(To do) Extract, unchanged, each line of the listing below from its first line through the line that contains "from matplotlib.ticker import", inclusive, and nothing else.
+--
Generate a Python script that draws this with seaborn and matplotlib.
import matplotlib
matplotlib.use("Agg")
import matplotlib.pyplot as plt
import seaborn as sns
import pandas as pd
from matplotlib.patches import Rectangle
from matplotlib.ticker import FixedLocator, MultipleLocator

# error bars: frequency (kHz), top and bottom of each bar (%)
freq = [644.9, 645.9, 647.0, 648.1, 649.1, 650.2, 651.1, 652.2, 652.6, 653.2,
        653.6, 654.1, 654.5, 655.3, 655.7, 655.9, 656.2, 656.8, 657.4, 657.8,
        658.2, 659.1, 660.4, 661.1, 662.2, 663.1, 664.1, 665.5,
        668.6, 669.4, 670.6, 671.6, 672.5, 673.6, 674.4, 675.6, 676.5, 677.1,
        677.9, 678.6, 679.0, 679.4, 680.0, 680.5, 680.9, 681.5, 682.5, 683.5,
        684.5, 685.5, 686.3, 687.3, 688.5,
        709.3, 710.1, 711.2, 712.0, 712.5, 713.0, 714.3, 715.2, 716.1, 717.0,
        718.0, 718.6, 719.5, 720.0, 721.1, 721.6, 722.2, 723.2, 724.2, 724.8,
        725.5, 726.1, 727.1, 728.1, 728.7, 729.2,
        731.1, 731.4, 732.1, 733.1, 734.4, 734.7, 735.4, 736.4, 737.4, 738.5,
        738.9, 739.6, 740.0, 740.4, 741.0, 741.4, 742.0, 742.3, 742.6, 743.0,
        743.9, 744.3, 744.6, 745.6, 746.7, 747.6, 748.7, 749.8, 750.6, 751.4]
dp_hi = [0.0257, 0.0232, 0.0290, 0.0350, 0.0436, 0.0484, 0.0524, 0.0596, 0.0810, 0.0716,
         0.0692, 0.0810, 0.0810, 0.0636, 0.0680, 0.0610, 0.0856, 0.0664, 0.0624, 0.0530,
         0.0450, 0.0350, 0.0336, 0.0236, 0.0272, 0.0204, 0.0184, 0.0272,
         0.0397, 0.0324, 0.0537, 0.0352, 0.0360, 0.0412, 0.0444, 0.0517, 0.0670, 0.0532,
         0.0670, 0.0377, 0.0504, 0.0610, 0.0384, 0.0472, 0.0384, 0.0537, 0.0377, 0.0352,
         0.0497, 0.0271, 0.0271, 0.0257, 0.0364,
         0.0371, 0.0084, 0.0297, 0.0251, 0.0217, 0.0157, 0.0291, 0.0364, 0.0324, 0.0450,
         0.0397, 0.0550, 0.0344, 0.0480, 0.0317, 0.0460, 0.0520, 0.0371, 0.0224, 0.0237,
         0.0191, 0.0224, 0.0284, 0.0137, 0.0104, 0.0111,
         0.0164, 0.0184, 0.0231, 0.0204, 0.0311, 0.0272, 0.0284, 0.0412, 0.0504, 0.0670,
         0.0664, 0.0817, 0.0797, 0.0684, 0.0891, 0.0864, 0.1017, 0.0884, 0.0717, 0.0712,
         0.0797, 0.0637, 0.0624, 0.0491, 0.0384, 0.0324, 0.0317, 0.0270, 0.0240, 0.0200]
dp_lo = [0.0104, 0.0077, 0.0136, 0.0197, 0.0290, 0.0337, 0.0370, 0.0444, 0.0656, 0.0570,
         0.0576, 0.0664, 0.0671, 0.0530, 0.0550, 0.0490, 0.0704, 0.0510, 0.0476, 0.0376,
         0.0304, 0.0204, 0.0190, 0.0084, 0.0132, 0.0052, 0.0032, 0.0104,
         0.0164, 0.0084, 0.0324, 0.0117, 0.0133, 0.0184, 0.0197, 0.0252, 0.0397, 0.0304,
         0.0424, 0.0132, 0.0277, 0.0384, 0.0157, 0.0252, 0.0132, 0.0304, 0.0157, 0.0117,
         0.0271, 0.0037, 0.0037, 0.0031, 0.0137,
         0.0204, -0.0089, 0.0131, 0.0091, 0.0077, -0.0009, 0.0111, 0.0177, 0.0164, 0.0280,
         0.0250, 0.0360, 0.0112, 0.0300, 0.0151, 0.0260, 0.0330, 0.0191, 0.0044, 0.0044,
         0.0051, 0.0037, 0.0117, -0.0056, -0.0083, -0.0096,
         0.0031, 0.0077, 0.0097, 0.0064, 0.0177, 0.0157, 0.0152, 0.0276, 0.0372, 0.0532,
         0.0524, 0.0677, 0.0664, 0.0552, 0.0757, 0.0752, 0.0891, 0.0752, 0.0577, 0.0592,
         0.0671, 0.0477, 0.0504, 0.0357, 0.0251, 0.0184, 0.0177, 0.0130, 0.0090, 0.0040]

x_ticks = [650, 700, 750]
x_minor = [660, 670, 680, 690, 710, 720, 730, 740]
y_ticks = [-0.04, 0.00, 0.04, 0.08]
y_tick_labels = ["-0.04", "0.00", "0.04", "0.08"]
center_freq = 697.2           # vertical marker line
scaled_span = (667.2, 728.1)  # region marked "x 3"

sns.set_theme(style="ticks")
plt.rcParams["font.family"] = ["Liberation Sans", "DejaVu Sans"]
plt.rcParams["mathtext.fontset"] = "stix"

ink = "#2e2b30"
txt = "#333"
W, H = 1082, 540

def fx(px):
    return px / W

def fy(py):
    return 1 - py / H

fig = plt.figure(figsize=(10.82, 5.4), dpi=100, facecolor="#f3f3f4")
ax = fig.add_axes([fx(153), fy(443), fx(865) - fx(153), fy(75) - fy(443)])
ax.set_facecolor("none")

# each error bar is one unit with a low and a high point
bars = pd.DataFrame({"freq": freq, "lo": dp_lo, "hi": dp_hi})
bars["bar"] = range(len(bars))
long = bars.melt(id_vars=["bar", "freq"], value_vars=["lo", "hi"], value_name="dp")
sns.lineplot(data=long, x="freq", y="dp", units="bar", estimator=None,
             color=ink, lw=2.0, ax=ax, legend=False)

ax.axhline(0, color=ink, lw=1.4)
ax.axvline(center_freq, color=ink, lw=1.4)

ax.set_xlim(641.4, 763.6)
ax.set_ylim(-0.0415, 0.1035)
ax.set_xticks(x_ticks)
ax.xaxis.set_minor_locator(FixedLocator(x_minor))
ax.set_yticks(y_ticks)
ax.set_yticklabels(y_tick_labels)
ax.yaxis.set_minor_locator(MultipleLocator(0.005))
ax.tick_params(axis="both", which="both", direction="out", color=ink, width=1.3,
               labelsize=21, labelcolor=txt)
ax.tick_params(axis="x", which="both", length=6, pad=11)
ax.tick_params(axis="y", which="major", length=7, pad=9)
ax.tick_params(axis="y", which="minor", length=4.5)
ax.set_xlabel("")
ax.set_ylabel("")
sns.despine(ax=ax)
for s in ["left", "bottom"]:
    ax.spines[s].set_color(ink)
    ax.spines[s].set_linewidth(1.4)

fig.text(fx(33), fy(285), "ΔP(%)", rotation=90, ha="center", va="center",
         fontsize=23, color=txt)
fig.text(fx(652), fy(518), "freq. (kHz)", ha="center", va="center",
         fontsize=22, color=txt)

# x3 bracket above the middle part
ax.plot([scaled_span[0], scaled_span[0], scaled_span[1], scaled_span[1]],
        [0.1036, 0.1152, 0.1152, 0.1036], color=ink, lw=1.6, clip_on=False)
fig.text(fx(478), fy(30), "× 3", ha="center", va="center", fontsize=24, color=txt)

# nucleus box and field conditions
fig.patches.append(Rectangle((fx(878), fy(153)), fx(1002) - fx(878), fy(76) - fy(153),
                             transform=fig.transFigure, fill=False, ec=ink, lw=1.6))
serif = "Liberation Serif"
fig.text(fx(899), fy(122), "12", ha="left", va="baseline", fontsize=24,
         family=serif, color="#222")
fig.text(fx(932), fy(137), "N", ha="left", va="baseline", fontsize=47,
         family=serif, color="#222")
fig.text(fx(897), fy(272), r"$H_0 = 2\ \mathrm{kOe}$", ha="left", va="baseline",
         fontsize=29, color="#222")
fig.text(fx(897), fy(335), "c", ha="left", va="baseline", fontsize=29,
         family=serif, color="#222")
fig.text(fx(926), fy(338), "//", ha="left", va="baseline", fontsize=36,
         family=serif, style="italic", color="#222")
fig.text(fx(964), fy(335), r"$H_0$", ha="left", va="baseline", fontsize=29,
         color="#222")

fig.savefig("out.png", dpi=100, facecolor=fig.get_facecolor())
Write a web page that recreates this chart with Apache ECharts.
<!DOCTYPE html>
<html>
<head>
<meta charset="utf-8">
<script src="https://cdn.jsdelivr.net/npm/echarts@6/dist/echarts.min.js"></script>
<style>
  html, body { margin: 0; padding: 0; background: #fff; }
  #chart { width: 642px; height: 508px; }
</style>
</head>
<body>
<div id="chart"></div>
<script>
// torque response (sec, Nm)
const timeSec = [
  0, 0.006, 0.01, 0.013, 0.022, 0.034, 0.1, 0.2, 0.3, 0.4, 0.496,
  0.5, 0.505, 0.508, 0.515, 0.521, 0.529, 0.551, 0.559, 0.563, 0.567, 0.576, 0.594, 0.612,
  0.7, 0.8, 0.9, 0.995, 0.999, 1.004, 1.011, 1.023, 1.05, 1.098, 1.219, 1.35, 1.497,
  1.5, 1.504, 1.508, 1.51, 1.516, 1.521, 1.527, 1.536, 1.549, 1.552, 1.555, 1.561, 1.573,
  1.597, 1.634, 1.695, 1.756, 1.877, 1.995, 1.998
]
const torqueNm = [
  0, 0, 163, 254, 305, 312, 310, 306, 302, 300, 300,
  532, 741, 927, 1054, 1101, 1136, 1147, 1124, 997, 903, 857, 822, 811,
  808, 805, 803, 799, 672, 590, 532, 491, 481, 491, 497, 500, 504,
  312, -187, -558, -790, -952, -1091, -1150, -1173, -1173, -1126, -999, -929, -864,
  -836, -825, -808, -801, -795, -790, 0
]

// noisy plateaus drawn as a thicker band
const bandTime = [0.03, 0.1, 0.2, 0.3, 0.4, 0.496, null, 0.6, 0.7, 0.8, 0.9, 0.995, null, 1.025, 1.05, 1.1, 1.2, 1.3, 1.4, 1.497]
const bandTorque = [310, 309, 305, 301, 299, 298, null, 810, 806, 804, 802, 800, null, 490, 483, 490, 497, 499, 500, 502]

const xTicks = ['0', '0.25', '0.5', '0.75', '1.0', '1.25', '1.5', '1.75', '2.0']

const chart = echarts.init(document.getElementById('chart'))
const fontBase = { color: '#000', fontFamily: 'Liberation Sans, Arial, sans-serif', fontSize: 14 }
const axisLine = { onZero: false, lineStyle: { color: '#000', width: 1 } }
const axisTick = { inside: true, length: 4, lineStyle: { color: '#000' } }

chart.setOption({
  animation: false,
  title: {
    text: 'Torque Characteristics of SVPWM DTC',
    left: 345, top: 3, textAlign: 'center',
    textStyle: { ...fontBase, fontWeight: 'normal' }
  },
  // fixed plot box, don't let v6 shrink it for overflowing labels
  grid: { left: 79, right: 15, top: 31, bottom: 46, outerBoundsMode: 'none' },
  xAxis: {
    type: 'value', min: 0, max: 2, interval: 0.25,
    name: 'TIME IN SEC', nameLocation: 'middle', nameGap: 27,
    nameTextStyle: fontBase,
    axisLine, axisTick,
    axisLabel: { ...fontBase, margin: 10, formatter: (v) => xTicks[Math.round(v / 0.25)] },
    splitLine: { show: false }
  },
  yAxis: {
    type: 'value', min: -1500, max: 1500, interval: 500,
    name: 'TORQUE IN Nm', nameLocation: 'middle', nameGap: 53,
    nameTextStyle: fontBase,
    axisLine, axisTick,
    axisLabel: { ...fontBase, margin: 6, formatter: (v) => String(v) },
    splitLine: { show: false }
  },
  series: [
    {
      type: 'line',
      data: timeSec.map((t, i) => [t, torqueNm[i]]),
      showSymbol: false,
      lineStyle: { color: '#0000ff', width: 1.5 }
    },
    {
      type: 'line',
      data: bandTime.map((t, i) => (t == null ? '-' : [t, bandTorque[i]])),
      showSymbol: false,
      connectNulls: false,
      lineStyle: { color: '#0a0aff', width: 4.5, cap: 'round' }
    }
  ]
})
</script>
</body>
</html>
+--
(Reply to the task)
Generate a Python script that draws this with seaborn and matplotlib.
import matplotlib
matplotlib.use("Agg")
import matplotlib.pyplot as plt
import seaborn as sns
import pandas as pd
from matplotlib.patches import Rectangle
from matplotlib.ticker import FixedLocator, MultipleLocator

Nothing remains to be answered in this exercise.